* _TASK_:
Transcribe every line exactly. Leave the pictures behind.

***

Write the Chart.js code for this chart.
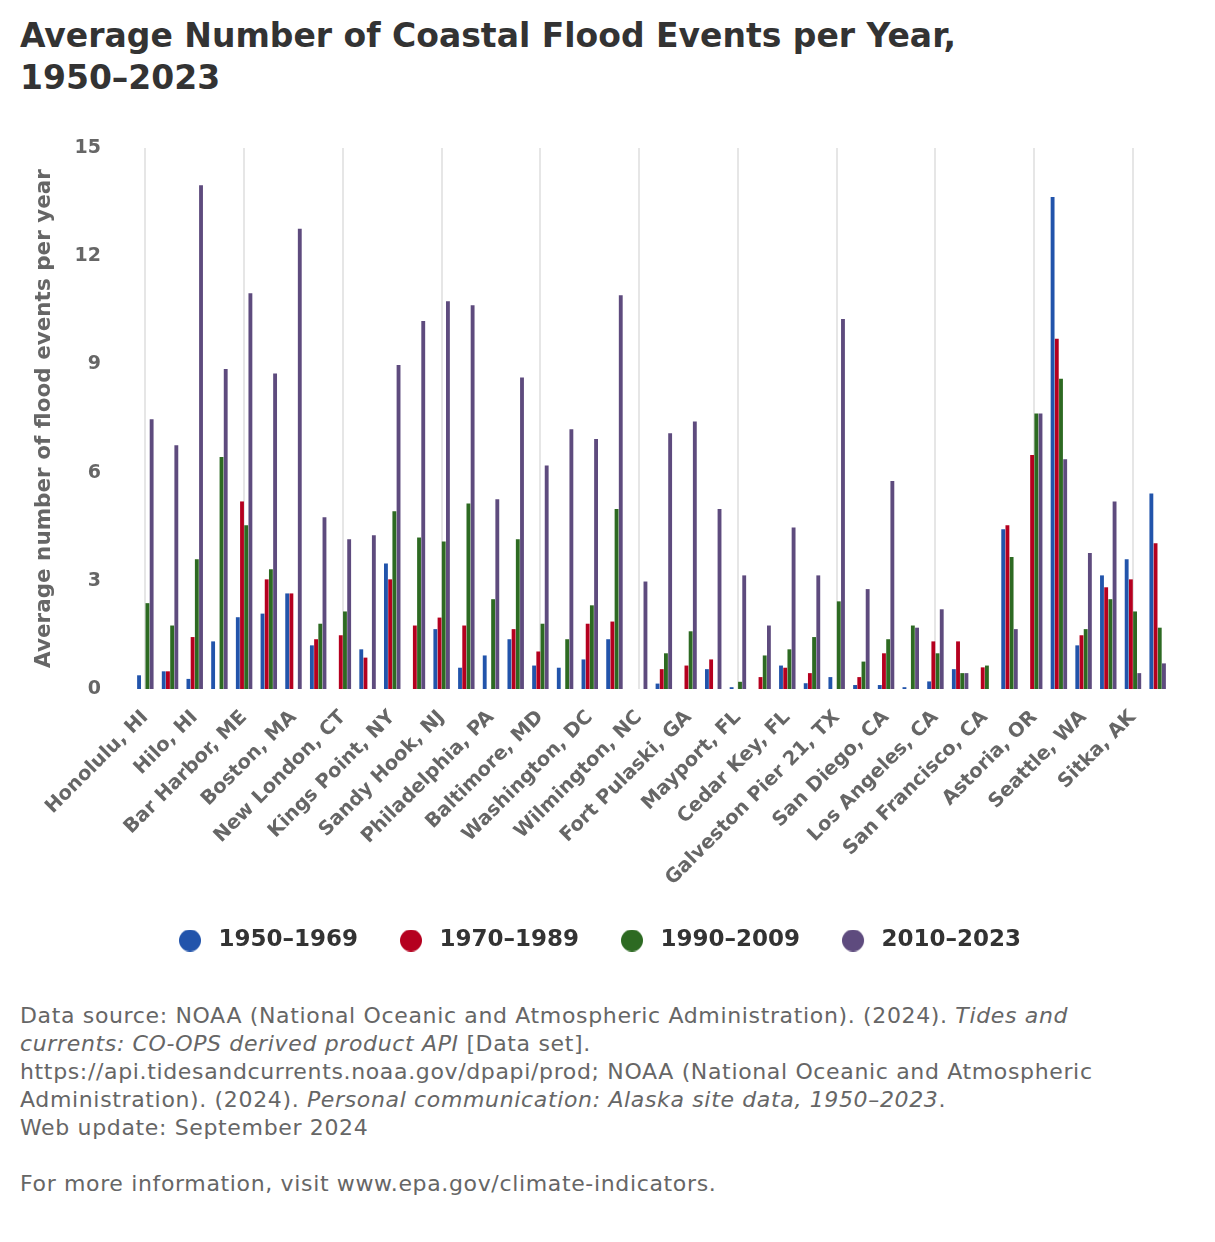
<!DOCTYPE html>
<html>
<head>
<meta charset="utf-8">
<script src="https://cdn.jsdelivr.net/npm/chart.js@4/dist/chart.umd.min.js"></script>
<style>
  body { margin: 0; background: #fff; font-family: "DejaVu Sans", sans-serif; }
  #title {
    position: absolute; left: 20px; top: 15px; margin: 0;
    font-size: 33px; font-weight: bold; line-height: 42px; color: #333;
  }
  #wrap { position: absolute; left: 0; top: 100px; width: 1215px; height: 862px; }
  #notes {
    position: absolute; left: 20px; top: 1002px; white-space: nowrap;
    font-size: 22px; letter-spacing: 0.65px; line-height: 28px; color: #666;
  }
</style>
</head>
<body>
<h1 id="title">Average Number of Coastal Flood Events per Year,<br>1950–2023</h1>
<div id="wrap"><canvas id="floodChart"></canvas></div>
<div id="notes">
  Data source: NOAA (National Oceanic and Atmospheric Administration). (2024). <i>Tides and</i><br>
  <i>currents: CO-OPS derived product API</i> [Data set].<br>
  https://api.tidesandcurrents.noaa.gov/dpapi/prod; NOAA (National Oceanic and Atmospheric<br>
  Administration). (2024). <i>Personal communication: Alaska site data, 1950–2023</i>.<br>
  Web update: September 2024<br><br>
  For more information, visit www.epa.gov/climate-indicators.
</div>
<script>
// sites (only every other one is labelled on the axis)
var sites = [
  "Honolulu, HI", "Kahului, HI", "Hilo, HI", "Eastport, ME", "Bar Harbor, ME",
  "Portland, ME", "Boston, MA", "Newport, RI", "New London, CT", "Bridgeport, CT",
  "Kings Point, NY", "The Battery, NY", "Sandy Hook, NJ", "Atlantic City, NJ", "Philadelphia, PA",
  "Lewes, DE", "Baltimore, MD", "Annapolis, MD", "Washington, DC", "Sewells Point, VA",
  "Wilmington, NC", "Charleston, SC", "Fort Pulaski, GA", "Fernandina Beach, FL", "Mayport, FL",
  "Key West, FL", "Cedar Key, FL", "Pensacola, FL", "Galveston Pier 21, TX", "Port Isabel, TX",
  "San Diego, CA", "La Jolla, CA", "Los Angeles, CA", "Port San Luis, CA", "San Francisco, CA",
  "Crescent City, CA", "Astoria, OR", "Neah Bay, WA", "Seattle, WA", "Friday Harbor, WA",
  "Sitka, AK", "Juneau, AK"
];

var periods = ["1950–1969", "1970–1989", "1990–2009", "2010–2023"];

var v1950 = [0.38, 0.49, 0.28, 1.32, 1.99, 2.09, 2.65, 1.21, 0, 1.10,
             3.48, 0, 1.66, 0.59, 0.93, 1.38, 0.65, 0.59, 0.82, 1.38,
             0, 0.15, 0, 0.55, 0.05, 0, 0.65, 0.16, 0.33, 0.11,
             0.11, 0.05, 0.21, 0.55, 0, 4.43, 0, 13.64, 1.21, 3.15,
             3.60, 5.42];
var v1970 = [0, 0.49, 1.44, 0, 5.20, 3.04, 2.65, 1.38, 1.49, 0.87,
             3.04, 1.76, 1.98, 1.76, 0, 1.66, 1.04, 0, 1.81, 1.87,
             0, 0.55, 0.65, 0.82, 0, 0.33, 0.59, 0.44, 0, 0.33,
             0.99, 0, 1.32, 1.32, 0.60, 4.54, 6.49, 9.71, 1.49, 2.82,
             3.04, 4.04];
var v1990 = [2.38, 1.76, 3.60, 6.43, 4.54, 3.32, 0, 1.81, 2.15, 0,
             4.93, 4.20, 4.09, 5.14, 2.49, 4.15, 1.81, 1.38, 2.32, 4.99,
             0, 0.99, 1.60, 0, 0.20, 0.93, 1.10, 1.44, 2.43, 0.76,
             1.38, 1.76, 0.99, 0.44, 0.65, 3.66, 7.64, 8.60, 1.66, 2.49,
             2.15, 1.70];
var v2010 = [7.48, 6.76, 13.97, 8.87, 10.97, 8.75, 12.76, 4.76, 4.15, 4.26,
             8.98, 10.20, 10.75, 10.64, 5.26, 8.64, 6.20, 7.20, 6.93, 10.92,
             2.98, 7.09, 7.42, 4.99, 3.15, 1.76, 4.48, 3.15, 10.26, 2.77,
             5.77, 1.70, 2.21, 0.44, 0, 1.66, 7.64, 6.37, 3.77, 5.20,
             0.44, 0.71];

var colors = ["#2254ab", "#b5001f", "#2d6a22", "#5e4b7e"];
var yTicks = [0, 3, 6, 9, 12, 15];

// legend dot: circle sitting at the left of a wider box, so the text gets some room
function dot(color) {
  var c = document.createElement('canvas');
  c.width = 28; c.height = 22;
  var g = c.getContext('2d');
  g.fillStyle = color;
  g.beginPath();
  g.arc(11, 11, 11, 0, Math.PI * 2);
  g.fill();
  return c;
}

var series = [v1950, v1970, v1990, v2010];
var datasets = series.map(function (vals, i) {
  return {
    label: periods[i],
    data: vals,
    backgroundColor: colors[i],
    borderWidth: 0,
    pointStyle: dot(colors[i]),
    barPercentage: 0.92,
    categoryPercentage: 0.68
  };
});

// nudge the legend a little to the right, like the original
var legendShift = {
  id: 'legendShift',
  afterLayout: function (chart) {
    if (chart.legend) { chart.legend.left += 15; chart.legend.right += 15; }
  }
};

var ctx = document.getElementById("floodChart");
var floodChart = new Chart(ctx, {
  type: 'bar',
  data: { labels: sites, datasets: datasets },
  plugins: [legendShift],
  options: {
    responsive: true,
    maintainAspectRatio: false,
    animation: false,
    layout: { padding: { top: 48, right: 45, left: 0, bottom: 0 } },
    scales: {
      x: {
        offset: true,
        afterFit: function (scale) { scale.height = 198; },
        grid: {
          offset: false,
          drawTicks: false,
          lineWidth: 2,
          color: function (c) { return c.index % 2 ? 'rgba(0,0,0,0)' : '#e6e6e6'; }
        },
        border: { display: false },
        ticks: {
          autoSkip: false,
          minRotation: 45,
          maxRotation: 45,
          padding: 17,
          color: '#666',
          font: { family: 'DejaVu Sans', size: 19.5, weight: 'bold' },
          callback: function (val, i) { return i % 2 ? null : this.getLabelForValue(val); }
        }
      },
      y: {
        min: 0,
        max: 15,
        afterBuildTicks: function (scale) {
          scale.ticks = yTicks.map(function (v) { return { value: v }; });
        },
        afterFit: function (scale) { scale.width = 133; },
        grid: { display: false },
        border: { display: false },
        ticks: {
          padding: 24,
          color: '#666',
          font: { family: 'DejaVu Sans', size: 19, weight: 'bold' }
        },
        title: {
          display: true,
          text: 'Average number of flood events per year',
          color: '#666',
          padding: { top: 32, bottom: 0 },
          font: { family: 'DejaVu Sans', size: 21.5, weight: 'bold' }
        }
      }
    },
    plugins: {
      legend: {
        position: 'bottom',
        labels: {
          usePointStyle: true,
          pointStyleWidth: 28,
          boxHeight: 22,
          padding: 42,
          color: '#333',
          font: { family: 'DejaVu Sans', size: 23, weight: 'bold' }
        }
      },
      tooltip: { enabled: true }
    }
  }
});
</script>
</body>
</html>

***

* _FULL OUTPUT_:
Write the Chart.js code for this chart.
<!DOCTYPE html>
<html>
<head>
<meta charset="utf-8">
<script src="https://cdn.jsdelivr.net/npm/chart.js@4/dist/chart.umd.min.js"></script>
<style>
  body { margin: 0; background: #fff; font-family: "DejaVu Sans", sans-serif; }
  #title {
    position: absolute; left: 20px; top: 15px; margin: 0;
    font-size: 33px; font-weight: bold; line-height: 42px; color: #333;
  }
  #wrap { position: absolute; left: 0; top: 100px; width: 1215px; height: 862px; }
  #notes {
    position: absolute; left: 20px; top: 1002px; white-space: nowrap;
    font-size: 22px; letter-spacing: 0.65px; line-height: 28px; color: #666;
  }
</style>
</head>
<body>
<h1 id="title">Average Number of Coastal Flood Events per Year,<br>1950–2023</h1>
<div id="wrap"><canvas id="floodChart"></canvas></div>
<div id="notes">
  Data source: NOAA (National Oceanic and Atmospheric Administration). (2024). <i>Tides and</i><br>
  <i>currents: CO-OPS derived product API</i> [Data set].<br>
  https://api.tidesandcurrents.noaa.gov/dpapi/prod; NOAA (National Oceanic and Atmospheric<br>
  Administration). (2024). <i>Personal communication: Alaska site data, 1950–2023</i>.<br>
  Web update: September 2024<br><br>
  For more information, visit www.epa.gov/climate-indicators.
</div>
<script>
// sites (only every other one is labelled on the axis)
var sites = [
  "Honolulu, HI", "Kahului, HI", "Hilo, HI", "Eastport, ME", "Bar Harbor, ME",
  "Portland, ME", "Boston, MA", "Newport, RI", "New London, CT", "Bridgeport, CT",
  "Kings Point, NY", "The Battery, NY", "Sandy Hook, NJ", "Atlantic City, NJ", "Philadelphia, PA",
  "Lewes, DE", "Baltimore, MD", "Annapolis, MD", "Washington, DC", "Sewells Point, VA",
  "Wilmington, NC", "Charleston, SC", "Fort Pulaski, GA", "Fernandina Beach, FL", "Mayport, FL",
  "Key West, FL", "Cedar Key, FL", "Pensacola, FL", "Galveston Pier 21, TX", "Port Isabel, TX",
  "San Diego, CA", "La Jolla, CA", "Los Angeles, CA", "Port San Luis, CA", "San Francisco, CA",
  "Crescent City, CA", "Astoria, OR", "Neah Bay, WA", "Seattle, WA", "Friday Harbor, WA",
  "Sitka, AK", "Juneau, AK"
];

var periods = ["1950–1969", "1970–1989", "1990–2009", "2010–2023"];

var v1950 = [0.38, 0.49, 0.28, 1.32, 1.99, 2.09, 2.65, 1.21, 0, 1.10,
             3.48, 0, 1.66, 0.59, 0.93, 1.38, 0.65, 0.59, 0.82, 1.38,
             0, 0.15, 0, 0.55, 0.05, 0, 0.65, 0.16, 0.33, 0.11,
             0.11, 0.05, 0.21, 0.55, 0, 4.43, 0, 13.64, 1.21, 3.15,
             3.60, 5.42];
var v1970 = [0, 0.49, 1.44, 0, 5.20, 3.04, 2.65, 1.38, 1.49, 0.87,
             3.04, 1.76, 1.98, 1.76, 0, 1.66, 1.04, 0, 1.81, 1.87,
             0, 0.55, 0.65, 0.82, 0, 0.33, 0.59, 0.44, 0, 0.33,
             0.99, 0, 1.32, 1.32, 0.60, 4.54, 6.49, 9.71, 1.49, 2.82,
             3.04, 4.04];
var v1990 = [2.38, 1.76, 3.60, 6.43, 4.54, 3.32, 0, 1.81, 2.15, 0,
             4.93, 4.20, 4.09, 5.14, 2.49, 4.15, 1.81, 1.38, 2.32, 4.99,
             0, 0.99, 1.60, 0, 0.20, 0.93, 1.10, 1.44, 2.43, 0.76,
             1.38, 1.76, 0.99, 0.44, 0.65, 3.66, 7.64, 8.60, 1.66, 2.49,
             2.15, 1.70];
var v2010 = [7.48, 6.76, 13.97, 8.87, 10.97, 8.75, 12.76, 4.76, 4.15, 4.26,
             8.98, 10.20, 10.75, 10.64, 5.26, 8.64, 6.20, 7.20, 6.93, 10.92,
             2.98, 7.09, 7.42, 4.99, 3.15, 1.76, 4.48, 3.15, 10.26, 2.77,
             5.77, 1.70, 2.21, 0.44, 0, 1.66, 7.64, 6.37, 3.77, 5.20,
             0.44, 0.71];

var colors = ["#2254ab", "#b5001f", "#2d6a22", "#5e4b7e"];
var yTicks = [0, 3, 6, 9, 12, 15];

// legend dot: circle sitting at the left of a wider box, so the text gets some room
function dot(color) {
  var c = document.createElement('canvas');
  c.width = 28; c.height = 22;
  var g = c.getContext('2d');
  g.fillStyle = color;
  g.beginPath();
  g.arc(11, 11, 11, 0, Math.PI * 2);
  g.fill();
  return c;
}

var series = [v1950, v1970, v1990, v2010];
var datasets = series.map(function (vals, i) {
  return {
    label: periods[i],
    data: vals,
    backgroundColor: colors[i],
    borderWidth: 0,
    pointStyle: dot(colors[i]),
    barPercentage: 0.92,
    categoryPercentage: 0.68
  };
});

// nudge the legend a little to the right, like the original
var legendShift = {
  id: 'legendShift',
  afterLayout: function (chart) {
    if (chart.legend) { chart.legend.left += 15; chart.legend.right += 15; }
  }
};

var ctx = document.getElementById("floodChart");
var floodChart = new Chart(ctx, {
  type: 'bar',
  data: { labels: sites, datasets: datasets },
  plugins: [legendShift],
  options: {
    responsive: true,
    maintainAspectRatio: false,
    animation: false,
    layout: { padding: { top: 48, right: 45, left: 0, bottom: 0 } },
    scales: {
      x: {
        offset: true,
        afterFit: function (scale) { scale.height = 198; },
        grid: {
          offset: false,
          drawTicks: false,
          lineWidth: 2,
          color: function (c) { return c.index % 2 ? 'rgba(0,0,0,0)' : '#e6e6e6'; }
        },
        border: { display: false },
        ticks: {
          autoSkip: false,
          minRotation: 45,
          maxRotation: 45,
          padding: 17,
          color: '#666',
          font: { family: 'DejaVu Sans', size: 19.5, weight: 'bold' },
          callback: function (val, i) { return i % 2 ? null : this.getLabelForValue(val); }
        }
      },
      y: {
        min: 0,
        max: 15,
        afterBuildTicks: function (scale) {
          scale.ticks = yTicks.map(function (v) { return { value: v }; });
        },
        afterFit: function (scale) { scale.width = 133; },
        grid: { display: false },
        border: { display: false },
        ticks: {
          padding: 24,
          color: '#666',
          font: { family: 'DejaVu Sans', size: 19, weight: 'bold' }
        },
        title: {
          display: true,
          text: 'Average number of flood events per year',
          color: '#666',
          padding: { top: 32, bottom: 0 },
          font: { family: 'DejaVu Sans', size: 21.5, weight: 'bold' }
        }
      }
    },
    plugins: {
      legend: {
        position: 'bottom',
        labels: {
          usePointStyle: true,
          pointStyleWidth: 28,
          boxHeight: 22,
          padding: 42,
          color: '#333',
          font: { family: 'DejaVu Sans', size: 23, weight: 'bold' }
        }
      },
      tooltip: { enabled: true }
    }
  }
});
</script>
</body>
</html>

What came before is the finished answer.